» **Short exercise**:
No images are to be carried over; print all other material exactly as it stands.

» **Recorded information**:
————

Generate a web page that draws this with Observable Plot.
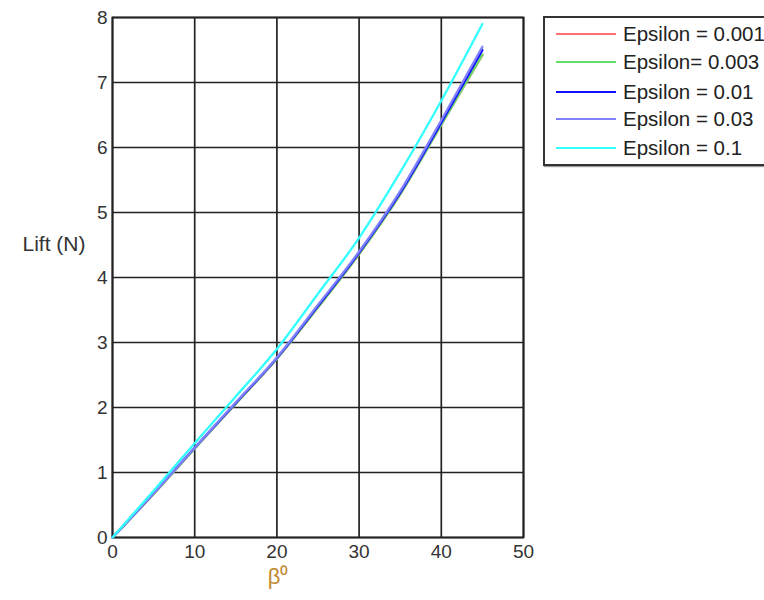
<!DOCTYPE html>
<html>
<head>
<meta charset="utf-8">
<script src="https://cdn.jsdelivr.net/npm/d3@7"></script>
<script src="https://cdn.jsdelivr.net/npm/@observablehq/plot@0.6"></script>
<style>
  body { margin: 0; background: #fff; font-family: "Liberation Sans", Arial, sans-serif; }
  #wrap { position: relative; width: 764px; height: 600px; overflow: hidden; }
  #legend { position: absolute; left: 543px; top: 16px; width: 240px; height: 150px;
            border: 2px solid #333; box-shadow: 1px 1px 1px #999; background: #fff; box-sizing: border-box; }
  .row { position: absolute; left: 0; height: 22px; display: flex; align-items: center; }
  .row svg { margin-left: 11px; }
  .row span { margin-left: 7px; font-size: 20.5px; color: #222; white-space: nowrap; }
  #chart svg g[aria-label="x-axis tick label"] text,
  #chart svg g[aria-label="y-axis tick label"] text { font-size: 19px; }
</style>
</head>
<body>
<div id="wrap"><div id="chart"></div><div id="legend"></div></div>
<script>
const angles = [0, 5, 10, 15, 20, 25, 30, 35, 40, 45];
const eps001 = [0, 0.67, 1.37, 2.06, 2.75, 3.54, 4.36, 5.28, 6.35, 7.42];
const eps003 = [0, 0.67, 1.37, 2.06, 2.75, 3.54, 4.36, 5.28, 6.35, 7.43];
const eps01  = [0, 0.68, 1.38, 2.07, 2.76, 3.56, 4.38, 5.30, 6.38, 7.50];
const eps03  = [0, 0.68, 1.38, 2.08, 2.77, 3.58, 4.40, 5.33, 6.42, 7.55];
const eps1   = [0, 0.72, 1.45, 2.17, 2.90, 3.75, 4.61, 5.62, 6.72, 7.90];
const seriesNames = ["Epsilon = 0.001", "Epsilon= 0.003", "Epsilon = 0.01", "Epsilon = 0.03", "Epsilon = 0.1"];
const seriesValues = [eps001, eps003, eps01, eps03, eps1];
const seriesColors = ["#ff7070", "#66dd66", "#1010ff", "#8080ff", "#33ffff"];
const xTicks = [0, 10, 20, 30, 40, 50];
const yTicks = [0, 1, 2, 3, 4, 5, 6, 7, 8];

const data = [];
seriesNames.forEach((name, i) => {
  angles.forEach((a, j) => data.push({series: name, beta: a, lift: seriesValues[i][j]}));
});

const chart = Plot.plot({
  width: 764,
  height: 600,
  marginLeft: 112,
  marginRight: 241,
  marginTop: 17,
  marginBottom: 63,
  style: {fontFamily: "'Liberation Sans', Arial, sans-serif", fontSize: "18px", color: "#222", background: "transparent"},
  x: {domain: [0, 50], ticks: xTicks, label: null},
  y: {domain: [0, 8], ticks: yTicks, label: null},
  color: {domain: seriesNames, range: seriesColors},
  marks: [
    Plot.gridX(xTicks, {stroke: "#222", strokeOpacity: 1, strokeWidth: 1.7}),
    Plot.gridY(yTicks, {stroke: "#222", strokeOpacity: 1, strokeWidth: 1.7}),
    Plot.frame({stroke: "#222", strokeWidth: 1.9}),
    Plot.line(data, {x: "beta", y: "lift", z: "series", stroke: "series", strokeWidth: 2.3, curve: "monotone-x"}),
    Plot.axisX(xTicks, {tickSize: 0, tickPadding: 7, fontSize: 19, fill: "#333", tickFormat: "d"}),
    Plot.axisY(yTicks, {tickSize: 0, tickPadding: 5, fontSize: 19, fill: "#333", tickFormat: "d"}),
    Plot.text(["Lift (N)"], {frameAnchor: "left", dx: -90, dy: -33, fontSize: 21, fill: "#333"}),
    Plot.text(["β⁰"], {frameAnchor: "bottom", dx: -40, dy: 46, fontSize: 22, fill: "#c08a30"})
  ]
});
document.getElementById("chart").appendChild(chart);

const legend = document.getElementById("legend");
const rowTops = [5, 33, 63, 90, 119];
seriesNames.forEach((name, i) => {
  const row = document.createElement("div");
  row.className = "row";
  row.style.top = rowTops[i] + "px";
  row.innerHTML = `<svg width="60" height="4"><line x1="0" x2="60" y1="2" y2="2" stroke="${seriesColors[i]}" stroke-width="2"/></svg><span>${name}</span>`;
  legend.appendChild(row);
});
</script>
</body>
</html>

————

» **Output of the exercise**:
Generate a web page that draws this with Observable Plot.
<!DOCTYPE html>
<html>
<head>
<meta charset="utf-8">
<script src="https://cdn.jsdelivr.net/npm/d3@7"></script>
<script src="https://cdn.jsdelivr.net/npm/@observablehq/plot@0.6"></script>
<style>
  body { margin: 0; background: #fff; font-family: "Liberation Sans", Arial, sans-serif; }
  #wrap { position: relative; width: 764px; height: 600px; overflow: hidden; }
  #legend { position: absolute; left: 543px; top: 16px; width: 240px; height: 150px;
            border: 2px solid #333; box-shadow: 1px 1px 1px #999; background: #fff; box-sizing: border-box; }
  .row { position: absolute; left: 0; height: 22px; display: flex; align-items: center; }
  .row svg { margin-left: 11px; }
  .row span { margin-left: 7px; font-size: 20.5px; color: #222; white-space: nowrap; }
  #chart svg g[aria-label="x-axis tick label"] text,
  #chart svg g[aria-label="y-axis tick label"] text { font-size: 19px; }
</style>
</head>
<body>
<div id="wrap"><div id="chart"></div><div id="legend"></div></div>
<script>
const angles = [0, 5, 10, 15, 20, 25, 30, 35, 40, 45];
const eps001 = [0, 0.67, 1.37, 2.06, 2.75, 3.54, 4.36, 5.28, 6.35, 7.42];
const eps003 = [0, 0.67, 1.37, 2.06, 2.75, 3.54, 4.36, 5.28, 6.35, 7.43];
const eps01  = [0, 0.68, 1.38, 2.07, 2.76, 3.56, 4.38, 5.30, 6.38, 7.50];
const eps03  = [0, 0.68, 1.38, 2.08, 2.77, 3.58, 4.40, 5.33, 6.42, 7.55];
const eps1   = [0, 0.72, 1.45, 2.17, 2.90, 3.75, 4.61, 5.62, 6.72, 7.90];
const seriesNames = ["Epsilon = 0.001", "Epsilon= 0.003", "Epsilon = 0.01", "Epsilon = 0.03", "Epsilon = 0.1"];
const seriesValues = [eps001, eps003, eps01, eps03, eps1];
const seriesColors = ["#ff7070", "#66dd66", "#1010ff", "#8080ff", "#33ffff"];
const xTicks = [0, 10, 20, 30, 40, 50];
const yTicks = [0, 1, 2, 3, 4, 5, 6, 7, 8];

const data = [];
seriesNames.forEach((name, i) => {
  angles.forEach((a, j) => data.push({series: name, beta: a, lift: seriesValues[i][j]}));
});

const chart = Plot.plot({
  width: 764,
  height: 600,
  marginLeft: 112,
  marginRight: 241,
  marginTop: 17,
  marginBottom: 63,
  style: {fontFamily: "'Liberation Sans', Arial, sans-serif", fontSize: "18px", color: "#222", background: "transparent"},
  x: {domain: [0, 50], ticks: xTicks, label: null},
  y: {domain: [0, 8], ticks: yTicks, label: null},
  color: {domain: seriesNames, range: seriesColors},
  marks: [
    Plot.gridX(xTicks, {stroke: "#222", strokeOpacity: 1, strokeWidth: 1.7}),
    Plot.gridY(yTicks, {stroke: "#222", strokeOpacity: 1, strokeWidth: 1.7}),
    Plot.frame({stroke: "#222", strokeWidth: 1.9}),
    Plot.line(data, {x: "beta", y: "lift", z: "series", stroke: "series", strokeWidth: 2.3, curve: "monotone-x"}),
    Plot.axisX(xTicks, {tickSize: 0, tickPadding: 7, fontSize: 19, fill: "#333", tickFormat: "d"}),
    Plot.axisY(yTicks, {tickSize: 0, tickPadding: 5, fontSize: 19, fill: "#333", tickFormat: "d"}),
    Plot.text(["Lift (N)"], {frameAnchor: "left", dx: -90, dy: -33, fontSize: 21, fill: "#333"}),
    Plot.text(["β⁰"], {frameAnchor: "bottom", dx: -40, dy: 46, fontSize: 22, fill: "#c08a30"})
  ]
});
document.getElementById("chart").appendChild(chart);

const legend = document.getElementById("legend");
const rowTops = [5, 33, 63, 90, 119];
seriesNames.forEach((name, i) => {
  const row = document.createElement("div");
  row.className = "row";
  row.style.top = rowTops[i] + "px";
  row.innerHTML = `<svg width="60" height="4"><line x1="0" x2="60" y1="2" y2="2" stroke="${seriesColors[i]}" stroke-width="2"/></svg><span>${name}</span>`;
  legend.appendChild(row);
});
</script>
</body>
</html>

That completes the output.